Thailand's investments in data centres are projected to reach US$4.31 billion by 2030, representing average annual growth of 18% from 2024 and achieving total capacity of 2.93 gigawatts, helped by strong government support and solid demand, says CGS International Securities.
Thailand is undergoing a fundamental transformation in its digital infrastructure, driven by artificial intelligence (AI), cloud adoption, data sovereignty regulations and spillover demand from capacity-constrained neighbouring countries, especially Singapore, said Kasem Prunratanamala, head of research at CGS.
Investments in digital infrastructure in Thailand totalled $1.48 billion in 2024 and are projected by Mordor Intelligence to expand by an average 18% per year until 2030. Power capacity is expected to surge 30% annually from 0.77GW to 2.93GW.
"Investment momentum has accelerated sharply into 2026," said Mr Kasem, adding Board of Investment (BoI) investment applications in the digital sector reached 874 billion baht for 48 projects in the first quarter of this year, skyrocketing 823% year-on-year.

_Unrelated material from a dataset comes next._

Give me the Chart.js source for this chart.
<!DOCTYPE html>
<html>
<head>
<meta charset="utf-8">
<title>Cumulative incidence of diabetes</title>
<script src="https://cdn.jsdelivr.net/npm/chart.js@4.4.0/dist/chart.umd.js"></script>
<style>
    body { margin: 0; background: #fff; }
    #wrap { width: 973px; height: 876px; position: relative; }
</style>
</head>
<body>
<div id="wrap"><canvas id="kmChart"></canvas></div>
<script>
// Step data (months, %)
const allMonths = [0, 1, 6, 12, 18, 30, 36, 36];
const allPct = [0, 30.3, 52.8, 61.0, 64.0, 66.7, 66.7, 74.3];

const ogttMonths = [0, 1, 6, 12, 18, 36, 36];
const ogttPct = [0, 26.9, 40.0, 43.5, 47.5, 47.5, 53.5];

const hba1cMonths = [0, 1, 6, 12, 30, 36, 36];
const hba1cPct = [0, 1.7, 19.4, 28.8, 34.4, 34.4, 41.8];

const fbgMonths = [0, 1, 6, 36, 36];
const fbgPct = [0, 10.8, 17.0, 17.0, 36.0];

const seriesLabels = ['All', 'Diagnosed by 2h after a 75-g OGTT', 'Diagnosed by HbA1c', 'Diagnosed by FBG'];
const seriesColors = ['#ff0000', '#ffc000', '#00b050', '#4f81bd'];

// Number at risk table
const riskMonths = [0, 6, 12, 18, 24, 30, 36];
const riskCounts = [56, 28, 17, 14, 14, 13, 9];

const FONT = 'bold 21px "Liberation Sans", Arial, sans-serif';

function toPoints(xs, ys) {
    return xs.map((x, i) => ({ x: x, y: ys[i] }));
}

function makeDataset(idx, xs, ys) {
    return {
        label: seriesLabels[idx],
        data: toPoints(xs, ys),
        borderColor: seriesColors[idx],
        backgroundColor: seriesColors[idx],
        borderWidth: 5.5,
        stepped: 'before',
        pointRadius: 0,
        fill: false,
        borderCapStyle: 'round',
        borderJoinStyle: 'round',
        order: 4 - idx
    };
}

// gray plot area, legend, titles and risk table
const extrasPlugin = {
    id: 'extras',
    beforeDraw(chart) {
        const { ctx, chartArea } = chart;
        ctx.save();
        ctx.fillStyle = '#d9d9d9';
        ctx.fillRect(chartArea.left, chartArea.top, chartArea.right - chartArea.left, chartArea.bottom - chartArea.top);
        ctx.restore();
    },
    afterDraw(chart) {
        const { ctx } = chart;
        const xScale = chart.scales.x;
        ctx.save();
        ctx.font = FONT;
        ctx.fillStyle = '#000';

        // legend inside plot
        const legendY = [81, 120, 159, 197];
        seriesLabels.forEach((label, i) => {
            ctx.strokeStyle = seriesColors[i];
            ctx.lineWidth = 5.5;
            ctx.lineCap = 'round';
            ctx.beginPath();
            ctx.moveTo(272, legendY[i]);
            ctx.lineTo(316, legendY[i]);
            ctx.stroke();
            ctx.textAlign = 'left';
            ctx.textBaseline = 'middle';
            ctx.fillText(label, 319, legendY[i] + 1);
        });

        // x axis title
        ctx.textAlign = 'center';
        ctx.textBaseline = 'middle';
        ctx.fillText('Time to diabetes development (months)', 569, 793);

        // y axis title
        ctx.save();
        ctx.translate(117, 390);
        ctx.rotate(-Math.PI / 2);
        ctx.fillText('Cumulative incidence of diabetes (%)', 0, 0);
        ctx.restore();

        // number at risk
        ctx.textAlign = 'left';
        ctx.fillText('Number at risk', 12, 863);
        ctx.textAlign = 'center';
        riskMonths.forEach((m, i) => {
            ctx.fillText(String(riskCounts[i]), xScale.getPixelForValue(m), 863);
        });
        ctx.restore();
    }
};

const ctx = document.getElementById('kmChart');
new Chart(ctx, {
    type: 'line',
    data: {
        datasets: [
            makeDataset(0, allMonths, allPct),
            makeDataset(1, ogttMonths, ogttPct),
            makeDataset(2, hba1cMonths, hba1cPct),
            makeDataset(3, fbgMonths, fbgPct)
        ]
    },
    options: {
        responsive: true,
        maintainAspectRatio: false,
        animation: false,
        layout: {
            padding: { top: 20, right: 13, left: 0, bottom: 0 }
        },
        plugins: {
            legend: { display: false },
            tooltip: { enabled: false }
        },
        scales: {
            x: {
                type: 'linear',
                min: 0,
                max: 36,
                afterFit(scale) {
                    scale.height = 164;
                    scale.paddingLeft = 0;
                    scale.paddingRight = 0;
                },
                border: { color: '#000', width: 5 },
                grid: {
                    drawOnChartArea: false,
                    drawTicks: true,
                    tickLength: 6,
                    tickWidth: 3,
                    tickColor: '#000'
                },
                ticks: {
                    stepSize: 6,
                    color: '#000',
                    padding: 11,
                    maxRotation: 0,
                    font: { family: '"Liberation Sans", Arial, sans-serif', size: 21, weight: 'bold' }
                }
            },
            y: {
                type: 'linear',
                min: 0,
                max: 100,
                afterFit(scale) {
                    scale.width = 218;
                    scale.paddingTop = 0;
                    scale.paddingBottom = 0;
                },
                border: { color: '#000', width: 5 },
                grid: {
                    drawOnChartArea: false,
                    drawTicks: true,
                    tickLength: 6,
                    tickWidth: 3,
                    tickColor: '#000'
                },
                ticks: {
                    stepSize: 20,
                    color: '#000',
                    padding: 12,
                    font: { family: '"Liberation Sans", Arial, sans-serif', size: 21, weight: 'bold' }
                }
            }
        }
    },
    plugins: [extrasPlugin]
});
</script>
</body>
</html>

Among the approved applications are investment of 842 billion baht by TikTok System, along with applications from Global Switch, Skyline Data Center and Evolution Data Center, according to CGS.
Thailand FastPass, the BoI's economic mechanism designed to cut approval times by 20-50% for major strategic investments, is also driving significant growth in data centre investments, he noted.

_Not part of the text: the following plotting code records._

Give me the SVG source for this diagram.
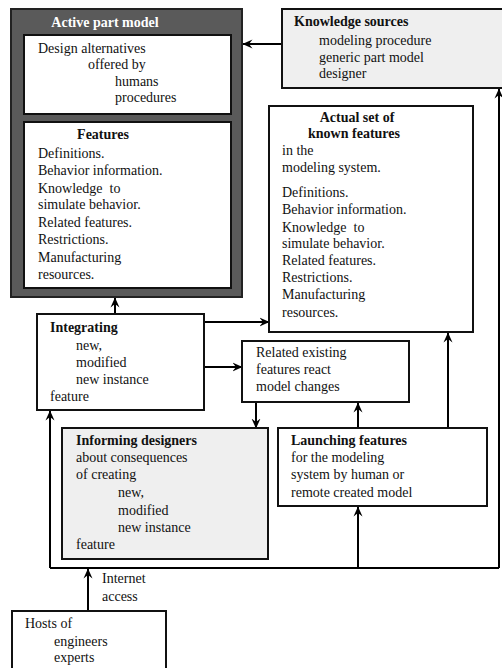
<svg xmlns="http://www.w3.org/2000/svg" width="502" height="668" viewBox="0 0 502 668">
  <defs>
    <marker id="arrow" viewBox="0 0 10 10" refX="9.5" refY="5" markerWidth="10" markerHeight="10" markerUnits="userSpaceOnUse" orient="auto">
      <path d="M0,0.5 L10,5 L0,9.5 L3.5,5 Z" fill="#000"/>
    </marker>
  </defs>
  <style>
    text { font-family: "Liberation Serif", "Times New Roman", serif; font-size: 14px; fill: #111; white-space: pre; }
    .b { font-weight: bold; }
    .box { fill: #fff; stroke: #111; stroke-width: 2; }
    .grey { fill: #efefef; stroke: #111; stroke-width: 2; }
    .dark { fill: #5a5a5a; stroke: #222; stroke-width: 2; }
    .conn { fill: none; stroke: #000; stroke-width: 2; }
    .arr { marker-end: url(#arrow); }
    .mid { text-anchor: middle; }
  </style>

  <!-- connectors -->
  <g id="connectors">
    <!-- knowledge sources -> active part model -->
    <line class="conn arr" x1="282" y1="44" x2="243" y2="44"/>
    <!-- integrating -> active part model -->
    <line class="conn arr" x1="115" y1="314" x2="115" y2="298"/>
    <!-- integrating -> actual set of known features -->
    <line class="conn arr" x1="204" y1="322" x2="269" y2="322"/>
    <!-- integrating -> related existing features -->
    <line class="conn arr" x1="204" y1="367" x2="242" y2="367"/>
    <!-- related existing features -> informing designers -->
    <line class="conn arr" x1="256" y1="402" x2="256" y2="428"/>
    <!-- launching -> related existing features -->
    <line class="conn arr" x1="358" y1="428" x2="358" y2="403"/>
    <!-- launching -> actual set of known features -->
    <line class="conn arr" x1="448" y1="428" x2="448" y2="333"/>
    <!-- bus loop: up to integrating, and up to knowledge sources -->
    <path class="conn" d="M50,568 L499,568"/>
    <line class="conn arr" x1="50" y1="568" x2="50" y2="411"/>
    <line class="conn arr" x1="499" y1="568" x2="499" y2="89"/>
    <!-- bus -> launching features -->
    <line class="conn arr" x1="358" y1="568" x2="358" y2="507"/>
    <!-- hosts -> bus (internet access) -->
    <line class="conn arr" x1="88" y1="611" x2="88" y2="569"/>
    <text x="102" y="583">Internet</text>
    <text x="102" y="601">access</text>
  </g>

  <!-- active part model -->
  <g id="active-part-model">
    <rect class="dark" x="11" y="9" width="231" height="288"/>
    <text class="b" x="105" y="27" text-anchor="middle" style="fill:#fff">Active part model</text>
    <rect class="box" x="24" y="35" width="207" height="79"/>
    <text x="38" y="53">Design alternatives</text>
    <text x="88" y="69">offered by</text>
    <text x="115" y="86">humans</text>
    <text x="115" y="102">procedures</text>
  </g>

  <g id="features">
    <rect class="box" x="24" y="122" width="207" height="166"/>
    <text class="b mid" x="103" y="139">Features</text>
    <text x="38" y="158">Definitions.</text>
    <text x="38" y="175">Behavior information.</text>
    <text x="38" y="193">Knowledge&#160; to</text>
    <text x="38" y="209">simulate behavior.</text>
    <text x="38" y="227">Related features.</text>
    <text x="38" y="244">Restrictions.</text>
    <text x="38" y="262">Manufacturing</text>
    <text x="38" y="279">resources.</text>
  </g>

  <!-- knowledge sources -->
  <g id="knowledge-sources">
    <rect class="grey" x="282" y="9" width="222" height="79"/>
    <text class="b" x="294" y="26">Knowledge sources</text>
    <text x="319" y="45">modeling procedure</text>
    <text x="319" y="62">generic part model</text>
    <text x="319" y="78">designer</text>
  </g>

  <!-- actual set of known features -->
  <g id="known-features">
    <rect class="box" x="269" y="106" width="204" height="226"/>
    <text class="b mid" x="357" y="122">Actual set of</text>
    <text class="b mid" x="354" y="138">known features</text>
    <text x="282" y="155">in the</text>
    <text x="282" y="172">modeling system.</text>
    <text x="282" y="197">Definitions.</text>
    <text x="282" y="214">Behavior information.</text>
    <text x="282" y="232">Knowledge&#160; to</text>
    <text x="282" y="248">simulate behavior.</text>
    <text x="282" y="265">Related features.</text>
    <text x="282" y="282">Restrictions.</text>
    <text x="282" y="299">Manufacturing</text>
    <text x="282" y="317">resources.</text>
  </g>

  <!-- integrating -->
  <g id="integrating">
    <rect class="box" x="37" y="314" width="167" height="96"/>
    <text class="b" x="50" y="332">Integrating</text>
    <text x="76" y="350">new,</text>
    <text x="76" y="367">modified</text>
    <text x="76" y="384">new instance</text>
    <text x="50" y="401">feature</text>
  </g>

  <!-- related existing features -->
  <g id="related-existing">
    <rect class="box" x="242" y="341" width="167" height="61"/>
    <text x="256" y="357">Related existing</text>
    <text x="256" y="374">features react</text>
    <text x="256" y="391">model changes</text>
  </g>

  <!-- informing designers -->
  <g id="informing-designers">
    <rect class="grey" x="62" y="428" width="206" height="131"/>
    <text class="b" x="76" y="445">Informing designers</text>
    <text x="76" y="462">about consequences</text>
    <text x="76" y="479">of creating</text>
    <text x="118" y="497">new,</text>
    <text x="118" y="515">modified</text>
    <text x="118" y="532">new instance</text>
    <text x="76" y="549">feature</text>
  </g>

  <!-- launching features -->
  <g id="launching-features">
    <rect class="box" x="278" y="428" width="209" height="78"/>
    <text class="b" x="291" y="445">Launching features</text>
    <text x="291" y="462">for the modeling</text>
    <text x="291" y="479">system by human or</text>
    <text x="291" y="497">remote created model</text>
  </g>

  <!-- hosts -->
  <g id="hosts">
    <rect class="box" x="12" y="611" width="154" height="70"/>
    <text x="25" y="628">Hosts of</text>
    <text x="54" y="646">engineers</text>
    <text x="54" y="662">experts</text>
  </g>
</svg>
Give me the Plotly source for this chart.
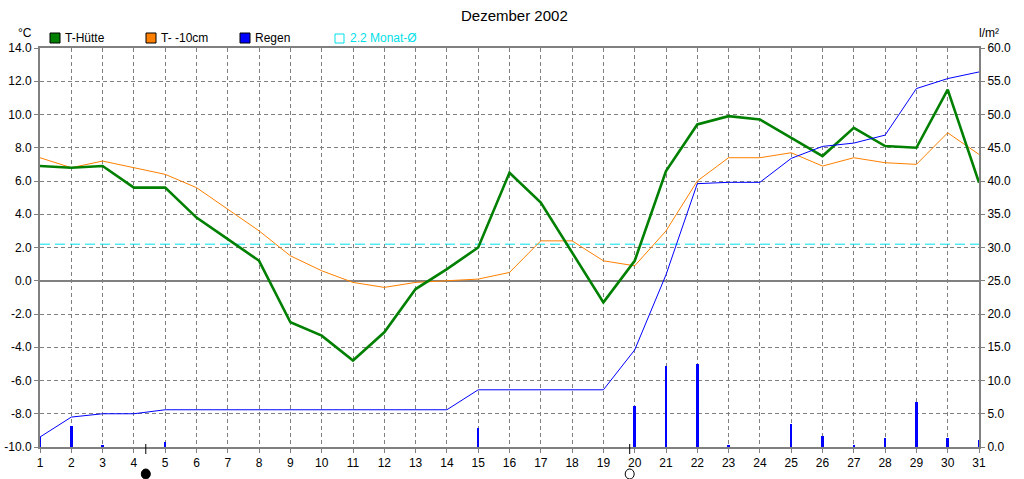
import plotly.graph_objects as go

days = list(range(1, 32))
t_huette = [6.9, 6.8, 6.9, 5.6, 5.6, 3.8, 2.5, 1.2, -2.5, -3.3, -4.8, -3.1, -0.5, 0.7, 2.0,
            6.5, 4.7, 1.7, -1.3, 1.2, 6.6, 9.4, 9.9, 9.7, 8.6, 7.5, 9.2, 8.1, 8.0, 11.5, 5.9]
t_10cm = [7.4, 6.8, 7.2, 6.8, 6.4, 5.6, 4.3, 3.0, 1.5, 0.6, -0.1, -0.4, -0.1, 0.0, 0.1,
          0.5, 2.4, 2.4, 1.2, 0.9, 3.0, 6.0, 7.4, 7.4, 7.7, 6.9, 7.4, 7.1, 7.0, 8.9, 7.6]
regen = [1.5, 3.2, 0.2, 0.0, 0.7, 0.0, 0.0, 0.0, 0.0, 0.0, 0.0, 0.0, 0.0, 0.0, 2.8,
         0.0, 0.0, 0.0, 0.0, 6.1, 12.2, 12.5, 0.2, 0.0, 3.5, 1.7, 0.2, 1.4, 6.8, 1.4, 1.0]
regen_summe = [1.5, 4.5, 5.0, 5.0, 5.6, 5.6, 5.6, 5.6, 5.6, 5.6, 5.6, 5.6, 5.6, 5.6, 8.6,
               8.6, 8.6, 8.6, 8.6, 14.6, 25.9, 39.6, 39.8, 39.8, 43.4, 45.2, 45.7, 46.9, 53.9, 55.4, 56.4]
monat_mittel = 2.2
moon_days = [4.38, 19.84]
moon_filled = [True, False]

title = "Dezember 2002"
legend_labels = ["T-Hütte", "T- -10cm", "Regen", "2.2 Monat-Ø"]
left_ticks = [-10 + 2 * i for i in range(13)]
right_ticks = [5 * i for i in range(13)]

GREEN = "#008000"
ORANGE = "#FF8000"
BLUE = "#0000FF"
CYAN = "#00E0E8"
GRAY = "#808080"
FONT = "Liberation Sans, Arial, sans-serif"

W, H = 1024, 479
L, R, T, B = 40, 45, 48, 32
PW, PH = W - L - R, H - T - B


def px(x):
    return (x - L) / PW


def py(y):
    return (H - B - y) / PH


fig = go.Figure()

fig.add_trace(go.Bar(x=days, y=regen, yaxis="y2", width=0.08, marker=dict(color=BLUE, line=dict(width=0)),
                     name="Regen", showlegend=False))
fig.add_trace(go.Scatter(x=[1, 31], y=[monat_mittel, monat_mittel], mode="lines",
                         line=dict(color=CYAN, width=1, dash="10px,5px"), showlegend=False))
fig.add_trace(go.Scatter(x=days, y=regen_summe, yaxis="y2", mode="lines",
                         line=dict(color=BLUE, width=1), showlegend=False))
fig.add_trace(go.Scatter(x=days, y=t_10cm, mode="lines", line=dict(color=ORANGE, width=1), showlegend=False))
fig.add_trace(go.Scatter(x=days, y=t_huette, mode="lines", line=dict(color=GREEN, width=2.6), showlegend=False))

shapes = []
annotations = []

# legend
leg_x = [50, 146, 240, 335]
leg_colors = [GREEN, ORANGE, BLUE, None]
for lx, col, lab in zip(leg_x, leg_colors, legend_labels):
    if col:
        shapes.append(dict(type="rect", xref="paper", yref="paper", x0=px(lx), x1=px(lx + 10),
                           y0=py(43), y1=py(33), fillcolor=col, line=dict(color="black", width=1)))
        tcol = "black"
    else:
        shapes.append(dict(type="rect", xref="paper", yref="paper", x0=px(lx), x1=px(lx + 9),
                           y0=py(43), y1=py(34), fillcolor="rgba(0,0,0,0)", line=dict(color=CYAN, width=1)))
        tcol = CYAN
    annotations.append(dict(text=lab, xref="paper", yref="paper", x=px(lx + 13), y=py(38),
                            xanchor="left", yanchor="middle", showarrow=False,
                            font=dict(family=FONT, size=12, color=tcol)))

annotations.append(dict(text=title, xref="paper", yref="paper", x=px(514), y=py(15), xanchor="center",
                        yanchor="middle", showarrow=False, font=dict(family=FONT, size=15, color="black")))
annotations.append(dict(text="°C", xref="paper", yref="paper", x=px(25), y=py(33), xanchor="center",
                        yanchor="middle", showarrow=False, font=dict(family=FONT, size=12, color="black")))
annotations.append(dict(text="l/m²", xref="paper", yref="paper", x=px(989), y=py(33), xanchor="center",
                        yanchor="middle", showarrow=False, font=dict(family=FONT, size=12, color="black")))

# moon phases
for md, filled in zip(moon_days, moon_filled):
    shapes.append(dict(type="line", xref="x", yref="paper", xsizemode="pixel", ysizemode="pixel",
                       xanchor=md, yanchor=0, x0=0, x1=0, y0=-7, y1=3, line=dict(color="black", width=1)))
    shapes.append(dict(type="circle", xref="x", yref="paper", xsizemode="pixel", ysizemode="pixel",
                       xanchor=md, yanchor=py(474), x0=-4.5, x1=4.5, y0=-5, y1=5,
                       fillcolor="black" if filled else "white", line=dict(color="black", width=1)))

fig.update_layout(
    width=W, height=H,
    margin=dict(l=L, r=R, t=T, b=B, pad=0, autoexpand=False),
    paper_bgcolor="white", plot_bgcolor="white",
    showlegend=False,
    bargap=0,
    font=dict(family=FONT, size=12, color="black"),
    xaxis=dict(range=[1, 31], tickvals=days, ticktext=[str(d) for d in days], showgrid=True,
               gridcolor=GRAY, gridwidth=1, griddash="4px,3px", showline=True, linecolor=GRAY,
               linewidth=2, mirror=True, ticks="outside", ticklen=4, tickcolor=GRAY, zeroline=False,
               tickfont=dict(size=12), automargin=False),
    yaxis=dict(range=[-10, 14], tickvals=left_ticks, ticktext=[f"{v:.1f}" for v in left_ticks],
               showgrid=True, gridcolor=GRAY, gridwidth=1, griddash="4px,3px", showline=True,
               linecolor=GRAY, linewidth=2, ticks="outside", ticklen=4, tickcolor=GRAY,
               zeroline=True, zerolinecolor=GRAY, zerolinewidth=2, tickfont=dict(size=12),
               automargin=False),
    yaxis2=dict(range=[0, 60], overlaying="y", side="right", tickvals=right_ticks,
                ticktext=[f"{v:.1f}" for v in right_ticks], showgrid=False, showline=True,
                linecolor=GRAY, linewidth=2, ticks="outside", ticklen=4, tickcolor=GRAY,
                zeroline=False, tickfont=dict(size=12), automargin=False),
    shapes=shapes,
    annotations=annotations,
)

fig.write_html("out.html")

Electricity demand forecasts explicitly incorporate the rise of data centres, which are projected to require 100% clean energy, with total demand estimated at 6.2-8.6GW by 2050, according to the National Energy Policy Council.
JLL's 2026 Global Data Centre Outlook projects global capacity to nearly double from 103GW in 2025 to 200GW by 2030, an annual growth rate of 14% that requires up to $1.2 trillion in real estate investment and $1-2 trillion in IT equipment spending.
CGS acknowledged that Tier 3 data centres are by far the most popular in Thailand, accounting for 85% of the market because they offer high reliability with less than two hours of downtime per year, which is more than sufficient for most businesses such as banks, factories, retailers and government agencies.
Tier 3 offers a much lower cost than Tier 4, which can cost roughly twice as much to build due to its fully redundant power and cooling systems.
Risks to data centre investments are power grid bottlenecks, substation saturation in the Eastern Economic Corridor (EEC) delaying project delivery, a slowdown in global hyperscaler capital expenditure or AI investment cycles, and delays in direct power purchase agreements, said Mr Kasem.
CGS said SET-listed Gulf Development is well-positioned to capture a disproportionate share of Thailand's long-duration data centre growth, particularly in the power-constrained EEC.
GSA, which is Gulf's data centre and digital infrastructure platform, is a structural extension of its integrated energy and infrastructure franchise, leveraging the group's strengths in power procurement, liquefied natural gas and utility access to develop hyperscale, AI-ready capacity, he said.